This guy's not wrong. You can speak clearly and comfortably at 250 words per minute. Most folks will type at less than half that.
Even shortcuts (which peer comments are relying upon) aren't all that fast - they require additional selection movement with the keyboard or mouse before they can be used.
People do much more than narrating natural language. They navigate menus, highlight text, launch apps, type commands on the terminal etc... I don't see how voice can best keyboard and mouse when considering all interactions.

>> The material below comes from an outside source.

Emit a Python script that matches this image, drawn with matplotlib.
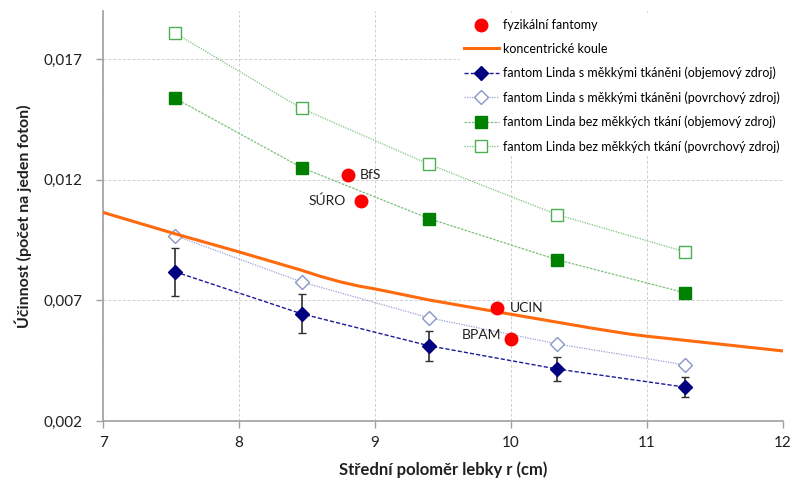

Strange, I can see it with no problems. Probably because I use VIM quite a bit, which makes use of fairly natural language gestures.
Copy two words
Select line
Paste before word
etc.
Opening apps is ever simpler: "open spotify". Compare the complexity and time required to say those two words against moving your hand to the mouse, moving the mouse to a 100x100 pixel target, and clicking twice within 100ms. Even compare it against using "Cmd-Space Spotify".
It'd require a learning period, but so does - for example - teaching the concept of the mouse to someone who's only ever used a tablet.
EDIT: And I'll copy this from another of my posts - getting good voice control won't take our keyboards and mice away from us.
When I did hands-free coding, I named my variables things that I could say as words. So you'd be saying 'copy file-num-one file-num-two' or something, rather than spelling it out letter by letter. I actually ended up naming things more verbose names because I didn't have to type it all out. So it might be:
versus typing: 'cp gearyStreetFinancialReport divisaderoStreetFinancialReport'
If you're trying to exactly replicate something designed (and named) for text input, you're absolutely right, but I thought we were talking about hypothetical designed-for-voice systems.
Tab completion relies on a limited context. If you're trying to type gearyStreetFinancialReport and the two names in context are gearyStreetFinancialReport and unrelated, you're right, but if there's a very large number of choices, it benefits you less. And new names aren't going to be in context, so even in the best case of my example, you're going to end up typing:
'cp g-[TAB] divisaderoStreetFinancialReport'
I'd expect that to be an advantage of voice stuff; that you can go fast in new kinds of large scope contexts, maybe even whole-machine context. A system designed from the ground up could exploit that in interesting ways.
Even shortcuts (which peer comments are relying upon) aren't all that fast - they require additional selection movement with the keyboard or mouse before they can be used.